Mr López Obrador suggests that his policy priorities towards Mexico's powerful northern neighbour would be virtually identical to those of Mr Fox. He would attempt to win an accord on the legal status of Mexican migrant workers, based on persuading the US that this was in its own interests, and he would attempt to move to a "Nafta Plus" arrangement, in which the US and Canada would give Mexico cross-subsidies to aid development.

"The US is very important," he says. "We have to come to an agreement. It's a relation that must improve, and it needs maintenance and attention."

A final question concerns what Mr López Obrador could achieve given that his PRD party, currently the third biggest party, will almost certainly fail to achieve a congressional majority. The main pillars of Mr Fox's programme, reforms that would have widened the tax base, liberalised labour laws and opened the energy sector to more private investment, all foundered on congressional opposition, leading to concerns about governability.

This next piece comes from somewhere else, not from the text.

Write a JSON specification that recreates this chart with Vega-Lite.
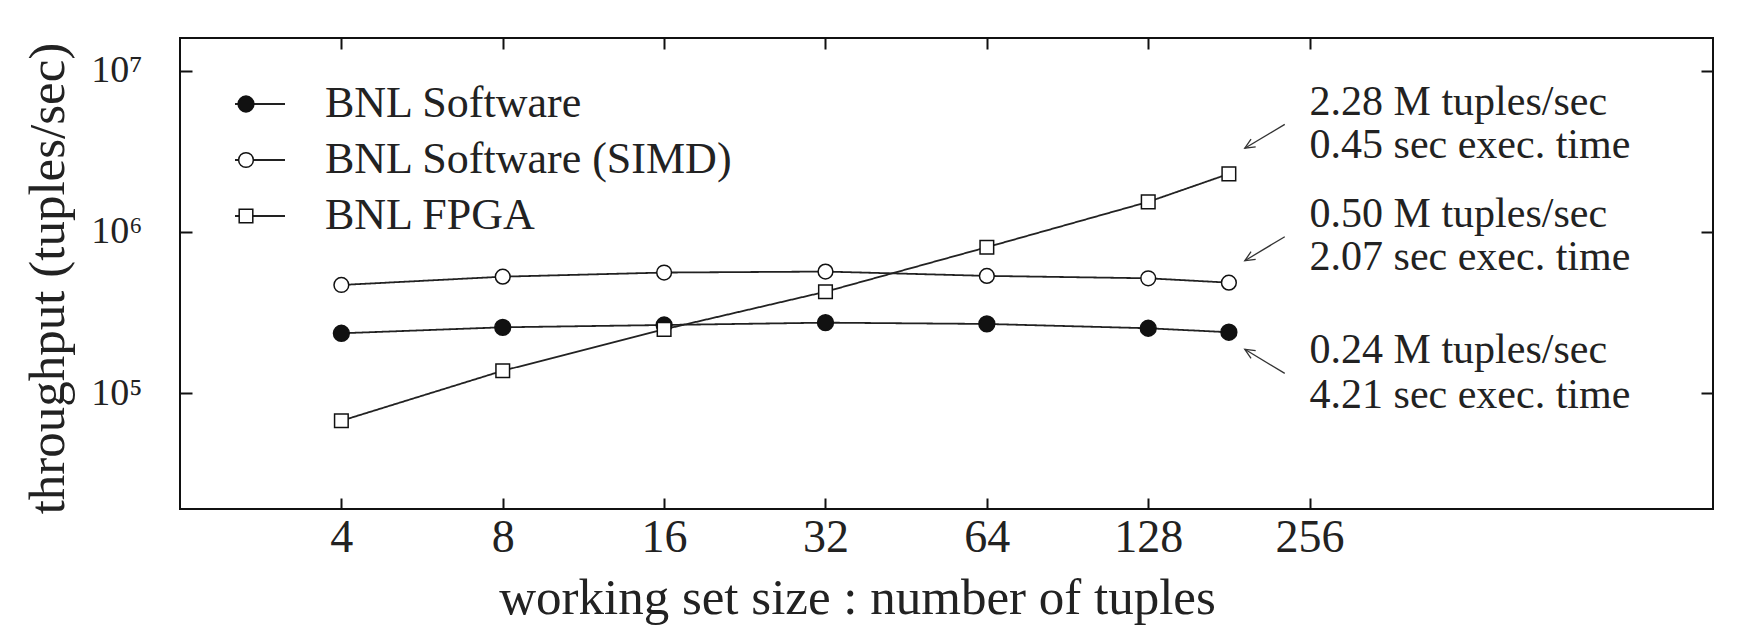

There is reason to believe that Mr López Obrador may be more effective than his predecessor. The key elements of his programme of government austerity - clamping down on tax evasion, reorganising Pemex and redirecting funds towards social programmes - can be achieved without the involvement of Congress or wholesale legislative changes. "We are not going to use the excuse that Fox used, that the Congress impeded him. The Mexican political class is the most inclined to negotiation in the world. Fox didn't take advantage of that," he says.

Finally, there is a sense in which even the private sector believes his ideology could help him. Mr Fox tried to raise taxes and privatise the energy network from the political right. But many in Mexico believe that a politician of the opposite stripe might be more successful, pointing to the progress made elsewhere in Latin America by left-leaning politicians. "The Lula effect will be here big time," says one businessman. "By that, I mean the belief that only someone from the left can carry out some of the reforms. Only Nixon could approach China."